We are currently working toward the understanding of the biological relevance of these expression patterns to sarcomagenesis. For instance, in osteosarcomas, we noticed significant downregulation of miRNAs, which were associated with chromosome 14 (Venugopal Thayanithy, unpublished observation), whereas in rhabdomyosarcomas, we observed differential expression of miRNA involved in muscle differentiation (Aaron L. Sarver, unpublished). In both these sarcomas, mRNA profiles obtained from identical tumors show tight correlations with the miRNA profiles.

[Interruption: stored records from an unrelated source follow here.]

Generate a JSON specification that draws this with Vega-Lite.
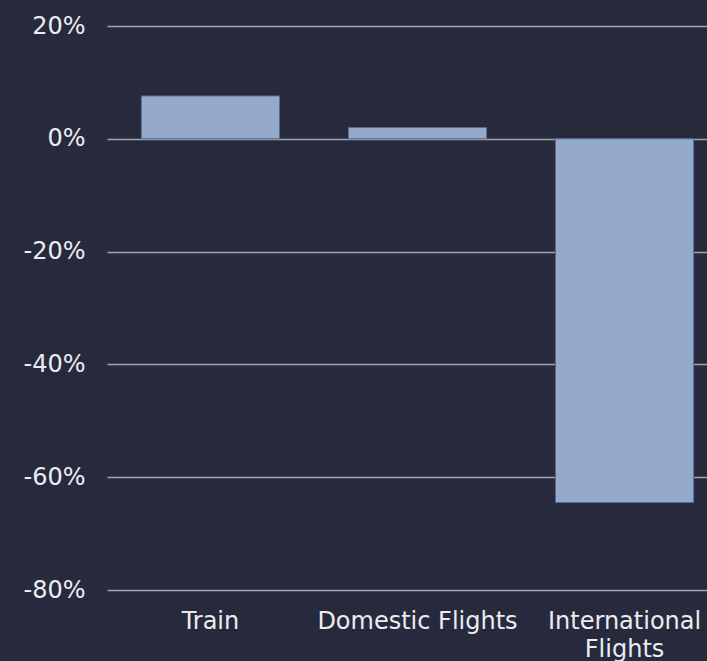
{
  "$schema": "https://vega.github.io/schema/vega-lite/v6.json",
  "autosize": {"type": "none"},
  "padding": {"left": 107, "top": 26, "right": 0, "bottom": 71},
  "width": 621,
  "height": 564,
  "background": "#262a3c",
  "config": {
    "view": {"stroke": null},
    "font": "DejaVu Sans",
    "axis": {"labelFont": "DejaVu Sans", "labelColor": "#ececf0", "labelFontSize": 24, "labelFontWeight": 400, "labelLimit": 400}
  },
  "data": {
    "values": [
      {"mode": "Train", "change": 0.076},
      {"mode": "Domestic Flights", "change": 0.02},
      {"mode": "International Flights", "change": -0.645}
    ]
  },
  "mark": {"type": "bar", "color": "#95a9cb", "stroke": "#5c6b8c", "strokeWidth": 1},
  "encoding": {
    "x": {
      "field": "mode",
      "type": "nominal",
      "sort": null,
      "scale": {"paddingInner": 0.333, "paddingOuter": 0.166},
      "axis": {
        "title": null,
        "domain": false,
        "ticks": false,
        "labelAngle": 0,
        "labelPadding": 19,
        "labelLineHeight": 28,
        "labelLimit": 400,
        "labelExpr": "datum.label == 'International Flights' ? ['International', 'Flights'] : datum.label"
      }
    },
    "y": {
      "field": "change",
      "type": "quantitative",
      "scale": {"domain": [-0.8, 0.2], "nice": false},
      "axis": {
        "title": null,
        "format": ".0%",
        "labelExpr": "replace(datum.label, '\u2212', '-')",
        "values": [-0.8, -0.6, -0.4, -0.2, 0, 0.2],
        "domain": false,
        "ticks": false,
        "labelPadding": 22,
        "grid": true,
        "gridColor": "#a2a5b0",
        "gridWidth": 1.3
      }
    }
  }
}
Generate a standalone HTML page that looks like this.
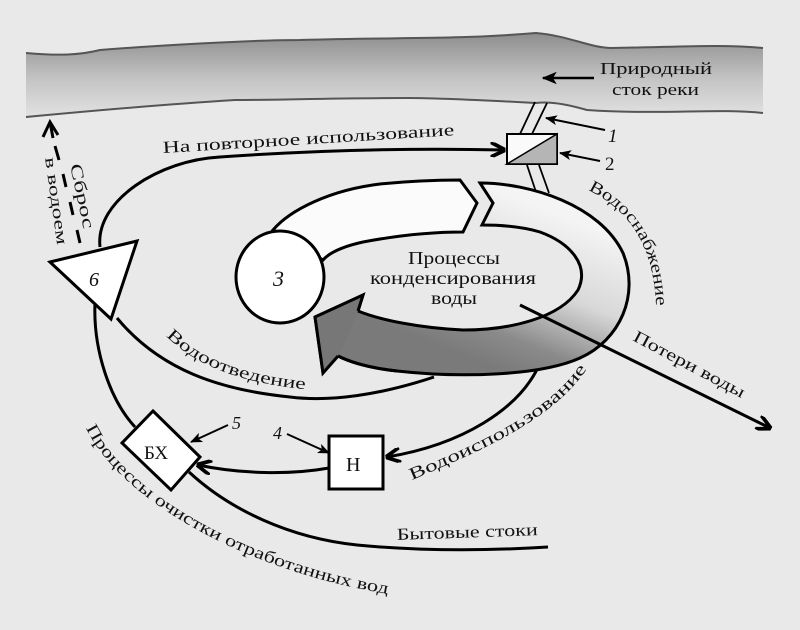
<!DOCTYPE html>
<html><head><meta charset="utf-8"><style>
html,body{margin:0;padding:0;background:#e9e9e9}
svg{display:block}
text{font-family:"Liberation Serif",serif;fill:#111}
</style></head><body>
<svg width="800" height="630" viewBox="0 0 800 630" xmlns="http://www.w3.org/2000/svg">
<defs>
<linearGradient id="riv" x1="0" y1="0" x2="0" y2="1">
<stop offset="0" stop-color="#8d8d8d"/><stop offset="0.55" stop-color="#c4c4c4"/><stop offset="1" stop-color="#e2e2e2"/>
</linearGradient>
<linearGradient id="band" x1="560" y1="215" x2="500" y2="370" gradientUnits="userSpaceOnUse">
<stop offset="0" stop-color="#f4f4f4"/><stop offset="0.45" stop-color="#d8d8d8"/><stop offset="0.8" stop-color="#8a8a8a"/><stop offset="1" stop-color="#7a7a7a"/>
</linearGradient>
<marker id="ah" viewBox="0 0 10 10" refX="9" refY="5" markerWidth="5" markerHeight="5" orient="auto"><path d="M0,0 L10,5 L0,10" fill="none" stroke="#000" stroke-width="2.5"/></marker>
<marker id="fa" viewBox="0 0 12 10" refX="11" refY="5" markerWidth="6" markerHeight="5" orient="auto"><path d="M0,0 L12,5 L0,10 L3,5 z" fill="#000"/></marker>
<path id="p_snab" d="M588,190 C630,210 660,250 656,330"/>
<path id="p_isp" d="M412,480 C470,455 560,420 592,360"/>
<path id="p_otv" d="M166,336 C200,370 250,384 312,390"/>
<path id="p_och" d="M86,428 C120,500 250,575 402,596"/>
</defs>
<rect width="800" height="630" fill="#e9e9e9"/>
<!-- river -->
<path d="M26,53 C60,56 80,55 100,50 C150,46 250,40 300,40 C400,37 450,40 536,33 C570,36 590,48 612,48 C680,47 720,44 763,48 L763,113 C720,108 660,115 587,110 C570,105 550,101 536,103 C480,100 430,98 408,98 C330,98 280,100 235,100 C170,104 100,110 26,117 Z" fill="url(#riv)"/>
<path d="M26,53 C60,56 80,55 100,50 C150,46 250,40 300,40 C400,37 450,40 536,33 C570,36 590,48 612,48 C680,47 720,44 763,48" fill="none" stroke="#555" stroke-width="2"/>
<path d="M26,117 C100,110 170,104 235,100 C280,100 330,98 408,98 C430,98 480,100 536,103 C550,101 570,105 587,110 C660,115 720,108 763,113" fill="none" stroke="#555" stroke-width="2"/>
<text x="600" y="74" font-size="17" textLength="112" lengthAdjust="spacingAndGlyphs">Природный</text>
<text x="612" y="95" font-size="17" textLength="87" lengthAdjust="spacingAndGlyphs">сток реки</text>
<line x1="594" y1="78" x2="543" y2="78" stroke="#000" stroke-width="2.5" marker-end="url(#fa)"/>
<!-- pipe -->
<path d="M535,102 L520,134 M547,103 L532,134 M527,165 L536,192 M539,165 L549,193" stroke="#000" stroke-width="1.8" fill="none"/>
<rect x="507" y="134" width="50" height="30" fill="#fafafa" stroke="#000" stroke-width="2"/>
<path d="M507,164 L557,134 L557,164 Z" fill="#b5b5b5" stroke="#000" stroke-width="1.5"/>
<line x1="605" y1="130" x2="546" y2="118" stroke="#000" stroke-width="2" marker-end="url(#fa)"/>
<line x1="600" y1="161" x2="560" y2="153" stroke="#000" stroke-width="2" marker-end="url(#fa)"/>
<text x="608" y="142" font-size="19" font-style="italic">1</text>
<text x="605" y="170" font-size="19">2</text>
<!-- reuse -->
<path d="M100,247 C95,200 160,160 220,157 C320,150 420,148 504,150" fill="none" stroke="#000" stroke-width="3" marker-end="url(#ah)"/>
<text x="163" y="153" font-size="17" transform="rotate(-3.5 163 153)" textLength="292" lengthAdjust="spacingAndGlyphs">На повторное использование</text>
<!-- dashed discharge -->
<path d="M80,243 L77,230 M73,215 L70,202 M66,187 L63,174 M59,160 L55,146" stroke="#000" stroke-width="3"/>
<path d="M43,137 L50,122 L58,135 M50,122 L53,138" fill="none" stroke="#000" stroke-width="3"/>
<text x="70" y="165" font-size="17" transform="rotate(78 70 165)" textLength="66" lengthAdjust="spacingAndGlyphs">Сброс</text>
<text x="45" y="158" font-size="16" transform="rotate(82 45 158)" textLength="88" lengthAdjust="spacingAndGlyphs">в водоем</text>
<!-- outer lines -->
<path d="M434,377 C380,395 330,402 290,397 C220,390 160,370 117,318" fill="none" stroke="#000" stroke-width="3"/>
<path d="M135,427 C110,400 93,350 95,303" fill="none" stroke="#000" stroke-width="3"/>
<path d="M189,472 C230,510 290,538 357,545 C430,552 500,550 548,547" fill="none" stroke="#000" stroke-width="3"/>
<path d="M540,363 C520,410 460,445 387,457" fill="none" stroke="#000" stroke-width="3" marker-end="url(#ah)"/>
<path d="M329,468 C290,475 240,474 198,465" fill="none" stroke="#000" stroke-width="3" marker-end="url(#ah)"/>
<!-- triangle 6 -->
<path d="M50,262 L137,241 L111,319 Z" fill="#fff" stroke="#000" stroke-width="3" stroke-linejoin="miter"/>
<text x="89" y="286" font-size="20" font-style="italic">6</text>
<!-- upper-left band -->
<path d="M273,230 C290,210 330,190 380,184 C410,181 440,180 460,180 L477,203 L463,232 C430,232 400,235 363,242 C345,246 330,252 323,260 Z" fill="#fbfbfb" stroke="#000" stroke-width="3" stroke-linejoin="miter"/>
<!-- right band + arrow -->
<path d="M480,183 C530,183 600,205 623,253 C640,295 620,340 580,358 C540,376 460,378 397,371 C370,368 350,362 338,356 L323,373 L315,317 L363,295 L358,311 C380,320 420,328 463,330 C510,330 560,318 578,290 C590,265 570,243 540,232 C520,226 500,225 482,225 L493,203 Z" fill="url(#band)" stroke="#000" stroke-width="3" stroke-linejoin="miter"/>
<path d="M338,356 L323,373 L315,317 L363,295 L358,311 C350,330 345,345 338,356 Z" fill="#777" stroke="none"/>
<path d="M338,356 L323,373 L315,317 L363,295 L358,311" fill="none" stroke="#000" stroke-width="3" stroke-linejoin="miter"/>
<path d="M397,371 C370,368 350,362 338,356" fill="none" stroke="#000" stroke-width="3"/>
<!-- circle 3 -->
<ellipse cx="280" cy="277" rx="44" ry="46" fill="#fff" stroke="#000" stroke-width="3"/>
<text x="273" y="286" font-size="22" font-style="italic">3</text>
<text x="408" y="264" font-size="18" textLength="92" lengthAdjust="spacingAndGlyphs">Процессы</text>
<text x="370" y="284" font-size="18" textLength="166" lengthAdjust="spacingAndGlyphs">конденсирования</text>
<text x="431" y="304" font-size="18" textLength="46" lengthAdjust="spacingAndGlyphs">воды</text>
<!-- losses -->
<line x1="520" y1="305" x2="770" y2="428" stroke="#000" stroke-width="3" marker-end="url(#ah)"/>
<text x="632" y="340" font-size="17" transform="rotate(28 632 340)" textLength="124" lengthAdjust="spacingAndGlyphs">Потери воды</text>
<!-- curved labels -->
<text font-size="17"><textPath href="#p_snab" textLength="142" lengthAdjust="spacingAndGlyphs">Водоснабжение</textPath></text>
<text font-size="17"><textPath href="#p_isp" textLength="210" lengthAdjust="spacingAndGlyphs">Водоиспользование</textPath></text>
<text font-size="17"><textPath href="#p_otv" textLength="152" lengthAdjust="spacingAndGlyphs">Водоотведение</textPath></text>
<text font-size="17"><textPath href="#p_och" textLength="355" lengthAdjust="spacingAndGlyphs">Процессы очистки отработанных вод</textPath></text>
<text x="397" y="540" font-size="17" transform="rotate(-2 397 540)" textLength="141" lengthAdjust="spacingAndGlyphs">Бытовые стоки</text>
<!-- БХ diamond -->
<path d="M153,411 L200,457 L171,490 L122,443 Z" fill="#fff" stroke="#000" stroke-width="3"/>
<text x="144" y="459" font-size="19">БХ</text>
<!-- H box -->
<rect x="329" y="436" width="54" height="53" fill="#fff" stroke="#000" stroke-width="3"/>
<text x="346" y="471" font-size="20">Н</text>
<line x1="287" y1="434" x2="329" y2="453" stroke="#000" stroke-width="2" marker-end="url(#fa)"/>
<line x1="228" y1="425" x2="191" y2="442" stroke="#000" stroke-width="2" marker-end="url(#fa)"/>
<text x="273" y="439" font-size="18" font-style="italic">4</text>
<text x="232" y="429" font-size="18" font-style="italic">5</text>
</svg>
</body></html>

In conclusion, we have compiled a comprehensive miRNA expression database for a variety of human sarcoma types. We believe this database will be a valuable resource for the academic community working on sarcoma and other tumor types, and should allow users to identify and develop novel biomarkers for various sarcoma types. In addition, our database should allow researchers in the solid tumor community (breast, colon and prostate) to determine the specificity of their potential miRNA biomarkers at early stages of research and better understand the common mechanisms of tumorigenesis in a wide variety of samples. Improved understanding of the molecular basis underlying sarcomagenesis will hasten the identification of novel therapeutic targets and decipher the signaling pathways that are affected in these sets of tumors. In the future, we will expand this resource to incorporate miRNA expression data from various sarcoma mouse models, which will promote comparative genomic studies by allowing the direct comparison of human tumor tissue data with mouse tumor tissue data to identify the most relevant mouse models for studying human sarcoma biology and treatment.